* WORK INSTRUCTIONS
Word for word, transcribe the lines below and drop the pictures.
====================
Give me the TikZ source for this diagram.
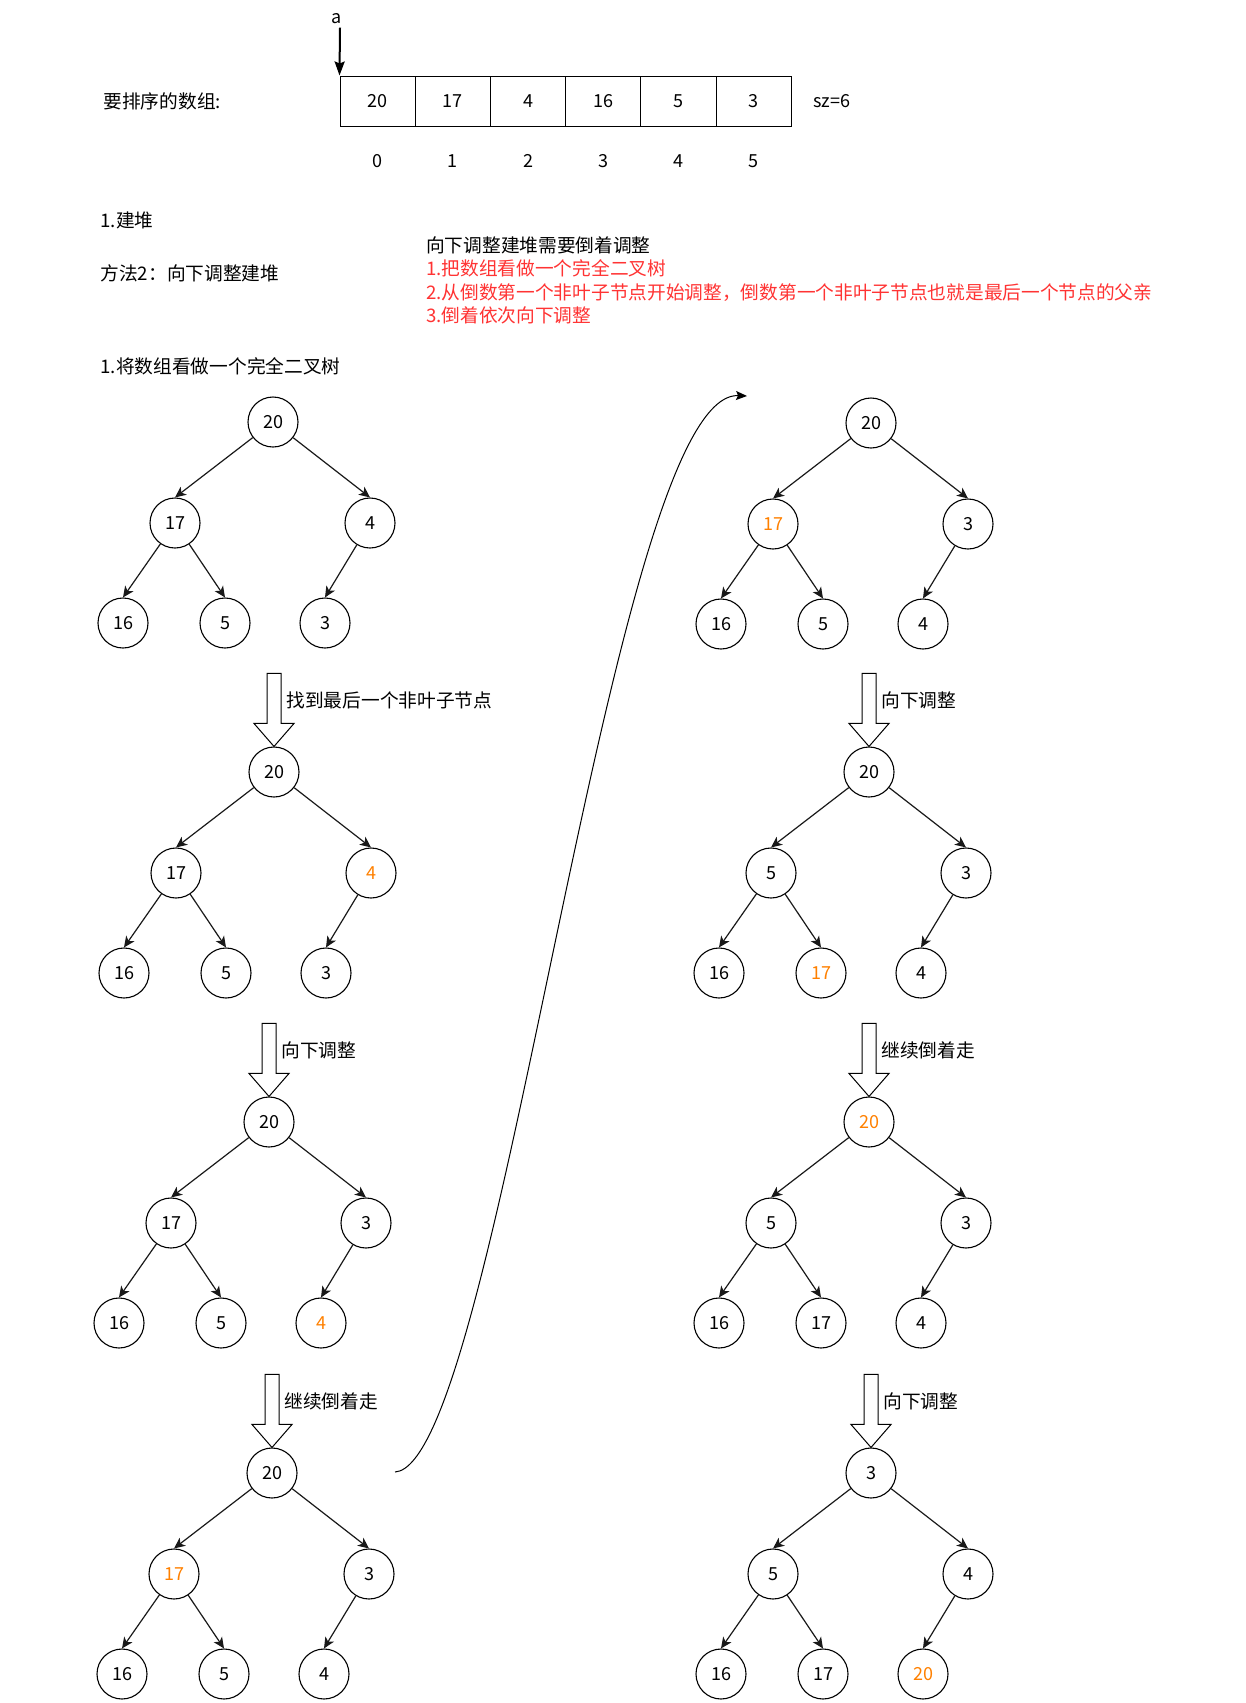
\documentclass[tikz,border=0pt]{standalone}
\usepackage{fontspec}
\setmainfont{Noto Sans CJK SC}
\usepackage{tikz}
\usetikzlibrary{arrows.meta}
\usepackage{xcolor}
\definecolor{hlorange}{HTML}{FF8000}
\definecolor{notered}{HTML}{FF3333}
\newcommand{\hl}[1]{\textcolor{hlorange}{#1}}

\begin{document}
\begin{tikzpicture}[x=1pt, y=-1pt,
    every node/.style={font=\fontsize{18}{22}\selectfont},
    caption/.style={anchor=west, font=\fontsize{18.7}{23}\selectfont},
    heapnode/.style={circle, draw, line width=1.1pt, minimum size=50pt, inner sep=0pt},
    cell/.style={rectangle, draw, line width=1pt, minimum width=75.2pt, minimum height=50pt, inner sep=0pt},
    treeedge/.style={draw=black!90, line width=1.2pt, -{Stealth[length=11pt, width=10pt, inset=3pt]}},
    blockarrow/.style={draw, line width=1pt, fill=white}]
    \useasboundingbox (0,0) rectangle (1246,1703);

    % tablica
    \node[caption] (title) at (100, 101) {要排序的数组:};
    \foreach \v [count=\i from 0] in {20,17,4,16,5,3} {
        \node[cell] (cell\i) at (377.6+75.2*\i, 101) {\v};
        \node (idx\i) at (377.6+75.2*\i, 161) {\i};
    }
    \node[anchor=west] (size) at (810, 101) {sz=6};
    \node (ptr) at (337, 19) {a};
    \draw[line width=2pt, -{Stealth[length=14pt, width=10pt, inset=2pt]}] (ptr.south) ++(3,0) -- (cell0.north west);

    % opisy
    \node[caption] (step) at (97, 220) {1.建堆};
    \node[caption] (method) at (97, 273) {方法2：向下调整建堆};
    \node[anchor=north west, inner sep=0pt, align=left, font=\fontsize{18.7}{23.5}\selectfont] (notes) at (426, 236)
        {向下调整建堆需要倒着调整\\
         \textcolor{notered}{1.把数组看做一个完全二叉树}\\
         \textcolor{notered}{2.从倒数第一个非叶子节点开始调整，倒数第一个非叶子节点也就是最后一个节点的父亲}\\
         \textcolor{notered}{3.倒着依次向下调整}};
    \node[caption] (first) at (97, 366) {1.将数组看做一个完全二叉树};

    % drzewa
    \foreach \t/\x/\y/\va/\vb/\vc/\vd/\ve/\vf in {
        la/273/422/20/17/4/16/5/3,
        lb/274/772/20/17/\hl{4}/16/5/3,
        lc/269/1122/20/17/3/16/5/\hl{4},
        ld/272/1473/20/\hl{17}/3/16/5/4,
        ra/871/423/20/\hl{17}/3/16/5/4,
        rb/869/772/20/5/3/16/\hl{17}/4,
        rc/869/1122/\hl{20}/5/3/16/17/4,
        rd/871/1473/3/5/4/16/17/\hl{20}} {
        \node[heapnode] (\t-root) at (\x, \y) {\va};
        \node[heapnode] (\t-l) at (\x-98, \y+101) {\vb};
        \node[heapnode] (\t-r) at (\x+97, \y+101) {\vc};
        \node[heapnode] (\t-ll) at (\x-150, \y+201) {\vd};
        \node[heapnode] (\t-lr) at (\x-48, \y+201) {\ve};
        \node[heapnode] (\t-rl) at (\x+52, \y+201) {\vf};
        \draw[treeedge] (\t-root) -- (\t-l.north);
        \draw[treeedge] (\t-root) -- (\t-r.north);
        \draw[treeedge] (\t-l) -- (\t-ll.north);
        \draw[treeedge] (\t-l) -- (\t-lr.north);
        \draw[treeedge] (\t-r) -- (\t-rl.north);
    }

    % strzalki miedzy krokami
    \foreach \t/\s in {lb/找到最后一个非叶子节点, lc/向下调整, ld/继续倒着走,
                       rb/向下调整, rc/继续倒着走, rd/向下调整} {
        \draw[blockarrow] ([shift={(-7,-73)}]\t-root.north) -- ++(14,0) -- ++(0,50) -- ++(13,0)
            -- (\t-root.north) -- ++(-20,-23) -- ++(13,0) -- cycle;
        \node[caption] (\t-label) at ([shift={(9,-46)}]\t-root.north) {\s};
    }

    % przejscie do drugiej kolumny
    \coordinate (turn-start) at (395, 1472);
    \coordinate (turn-end) at (747, 396);
    \draw[line width=1pt, -{Stealth[length=11pt, width=9pt, inset=2pt]}]
        (turn-start) .. controls (500, 1465) and (610, 390) .. (turn-end);
\end{tikzpicture}
\end{document}
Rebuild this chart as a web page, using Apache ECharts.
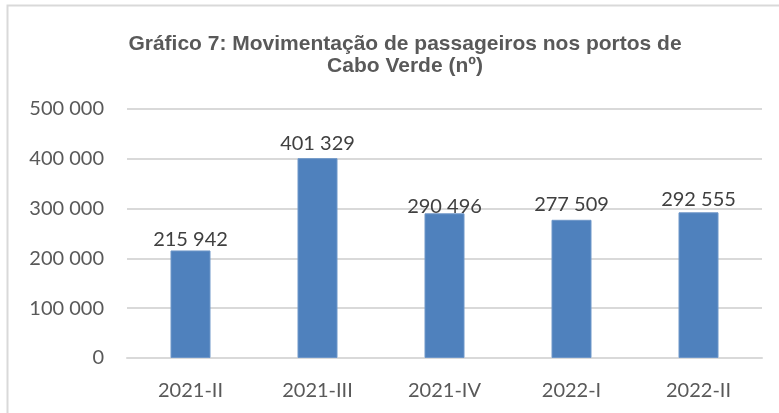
====================
* CORRECT RESPONSE
Give me the TikZ source for this diagram.
\documentclass[tikz,border=0pt]{standalone}
\usepackage{fontspec}
\setmainfont{Noto Sans CJK SC}
\usepackage{tikz}
\usetikzlibrary{arrows.meta}
\usepackage{xcolor}
\definecolor{hlorange}{HTML}{FF8000}
\definecolor{notered}{HTML}{FF3333}
\newcommand{\hl}[1]{\textcolor{hlorange}{#1}}

\begin{document}
\begin{tikzpicture}[x=1pt, y=-1pt,
    every node/.style={font=\fontsize{18}{22}\selectfont},
    caption/.style={anchor=west, font=\fontsize{18.7}{23}\selectfont},
    heapnode/.style={circle, draw, line width=1.1pt, minimum size=50pt, inner sep=0pt},
    cell/.style={rectangle, draw, line width=1pt, minimum width=75.2pt, minimum height=50pt, inner sep=0pt},
    treeedge/.style={draw=black!90, line width=1.2pt, -{Stealth[length=11pt, width=10pt, inset=3pt]}},
    blockarrow/.style={draw, line width=1pt, fill=white}]
    \useasboundingbox (0,0) rectangle (1246,1703);

    % tablica
    \node[caption] (title) at (100, 101) {要排序的数组:};
    \foreach \v [count=\i from 0] in {20,17,4,16,5,3} {
        \node[cell] (cell\i) at (377.6+75.2*\i, 101) {\v};
        \node (idx\i) at (377.6+75.2*\i, 161) {\i};
    }
    \node[anchor=west] (size) at (810, 101) {sz=6};
    \node (ptr) at (337, 19) {a};
    \draw[line width=2pt, -{Stealth[length=14pt, width=10pt, inset=2pt]}] (ptr.south) ++(3,0) -- (cell0.north west);

    % opisy
    \node[caption] (step) at (97, 220) {1.建堆};
    \node[caption] (method) at (97, 273) {方法2：向下调整建堆};
    \node[anchor=north west, inner sep=0pt, align=left, font=\fontsize{18.7}{23.5}\selectfont] (notes) at (426, 236)
        {向下调整建堆需要倒着调整\\
         \textcolor{notered}{1.把数组看做一个完全二叉树}\\
         \textcolor{notered}{2.从倒数第一个非叶子节点开始调整，倒数第一个非叶子节点也就是最后一个节点的父亲}\\
         \textcolor{notered}{3.倒着依次向下调整}};
    \node[caption] (first) at (97, 366) {1.将数组看做一个完全二叉树};

    % drzewa
    \foreach \t/\x/\y/\va/\vb/\vc/\vd/\ve/\vf in {
        la/273/422/20/17/4/16/5/3,
        lb/274/772/20/17/\hl{4}/16/5/3,
        lc/269/1122/20/17/3/16/5/\hl{4},
        ld/272/1473/20/\hl{17}/3/16/5/4,
        ra/871/423/20/\hl{17}/3/16/5/4,
        rb/869/772/20/5/3/16/\hl{17}/4,
        rc/869/1122/\hl{20}/5/3/16/17/4,
        rd/871/1473/3/5/4/16/17/\hl{20}} {
        \node[heapnode] (\t-root) at (\x, \y) {\va};
        \node[heapnode] (\t-l) at (\x-98, \y+101) {\vb};
        \node[heapnode] (\t-r) at (\x+97, \y+101) {\vc};
        \node[heapnode] (\t-ll) at (\x-150, \y+201) {\vd};
        \node[heapnode] (\t-lr) at (\x-48, \y+201) {\ve};
        \node[heapnode] (\t-rl) at (\x+52, \y+201) {\vf};
        \draw[treeedge] (\t-root) -- (\t-l.north);
        \draw[treeedge] (\t-root) -- (\t-r.north);
        \draw[treeedge] (\t-l) -- (\t-ll.north);
        \draw[treeedge] (\t-l) -- (\t-lr.north);
        \draw[treeedge] (\t-r) -- (\t-rl.north);
    }

    % strzalki miedzy krokami
    \foreach \t/\s in {lb/找到最后一个非叶子节点, lc/向下调整, ld/继续倒着走,
                       rb/向下调整, rc/继续倒着走, rd/向下调整} {
        \draw[blockarrow] ([shift={(-7,-73)}]\t-root.north) -- ++(14,0) -- ++(0,50) -- ++(13,0)
            -- (\t-root.north) -- ++(-20,-23) -- ++(13,0) -- cycle;
        \node[caption] (\t-label) at ([shift={(9,-46)}]\t-root.north) {\s};
    }

    % przejscie do drugiej kolumny
    \coordinate (turn-start) at (395, 1472);
    \coordinate (turn-end) at (747, 396);
    \draw[line width=1pt, -{Stealth[length=11pt, width=9pt, inset=2pt]}]
        (turn-start) .. controls (500, 1465) and (610, 390) .. (turn-end);
\end{tikzpicture}
\end{document}
Rebuild this chart as a web page, using Apache ECharts.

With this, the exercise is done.